Oui, c’est possible, puisqu’il suffit de deux grammes de carbone pour produire un diamant. En fait, certains de nos clients, en particulier au Japon, demandent qu’on produise plusieurs diamants à partir des mêmes cendres, pour que chaque membre de la famille en ait un. En théorie, selon la quantité et la qualité des cendres, on pourrait fabriquer jusqu’à 50 diamants à partir de chaque personne. En pratique, jusqu’à maintenant, on n’en a jamais fait plus de 9.
Vous cartonnez au Japon ?
Ouais, on est énormes. Ça représente 25% de nos ventes. Je pense qu’il y a deux raisons majeures à ça. D’une part, ils ont un culte des ancêtres beaucoup plus important que nous, les Européens ; ils ont une relation très forte avec leurs morts. Ensuite, c’est une question de chiffres : plus de 99% des Japonais choisissent la crémation après leur mort, ce qui veut dire qu’il y a beaucoup de cendres à transformer en diamants.
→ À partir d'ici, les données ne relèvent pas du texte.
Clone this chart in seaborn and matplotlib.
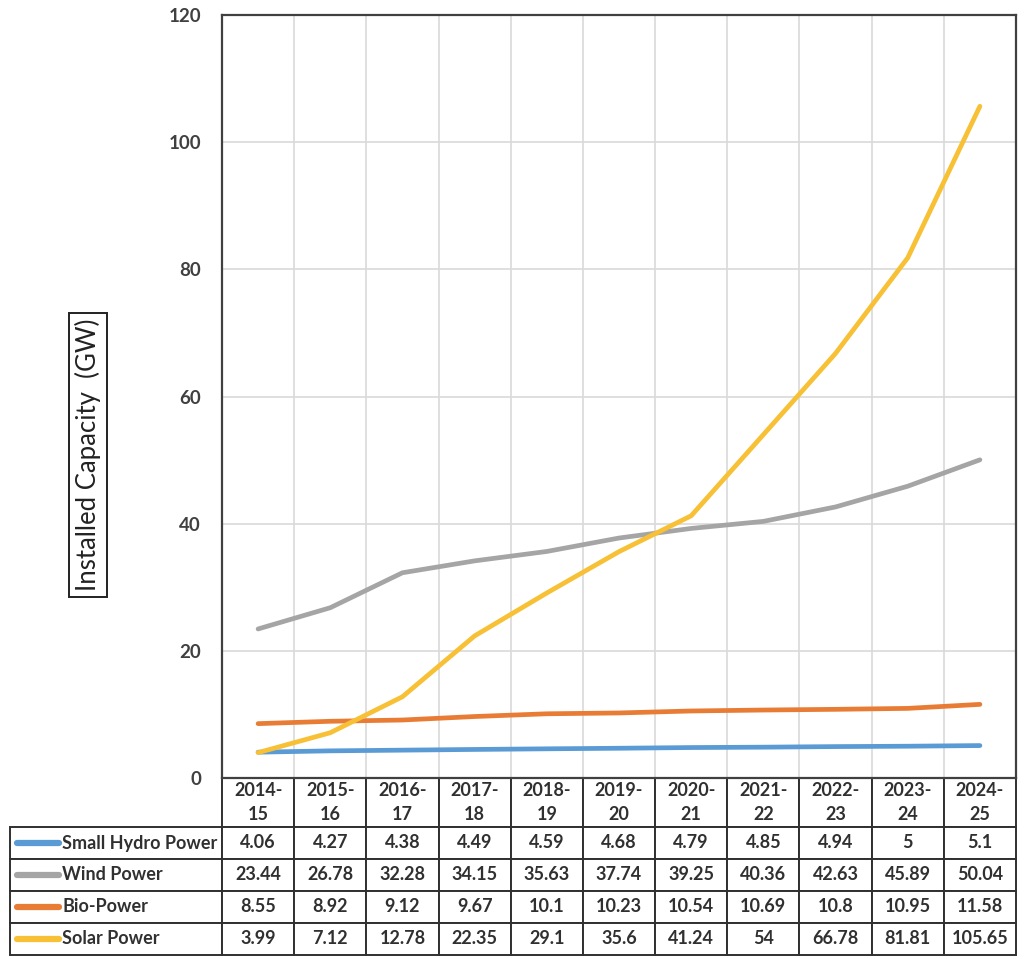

En général, pourquoi les gens qui font appel à vos services décident-ils d’être transformés en diamants ?
Dans la plupart des cas, ce ne sont pas eux qui décident, puisque ce sont leurs proches (le plus souvent leur mère, ou leur femme) qui viennent nous voir. Ils nous expliquent généralement que c’est pour pouvoir garder leurs proches décédés près d’eux en permanence. Mais il y a aussi des gens qui décident de devenir des diamants alors qu’ils sont toujours en vie. Souvent, ce sont des gens qui savent qu’ils vont mourir bientôt, par exemple quelqu’un qui a une maladie incurable.
L’une des raisons qu’ils avancent est d’ordre économique : ils veulent éviter le coût d’un enterrement dans un cimetière. Parfois, ce sont des gens qui vivent seuls et très loin de là où ils sont nés, et qui ont peur que personne ne vienne entretenir leur tombe après leur mort.
Et toi, tu comptes devenir un diamant aussi ?
Je ne sais pas. Si tout va bien, ce sera à mes proches, ma femme et mes enfants, de décider pour moi. Ce sont eux qui verront comment ils préfèrent gérer leur deuil.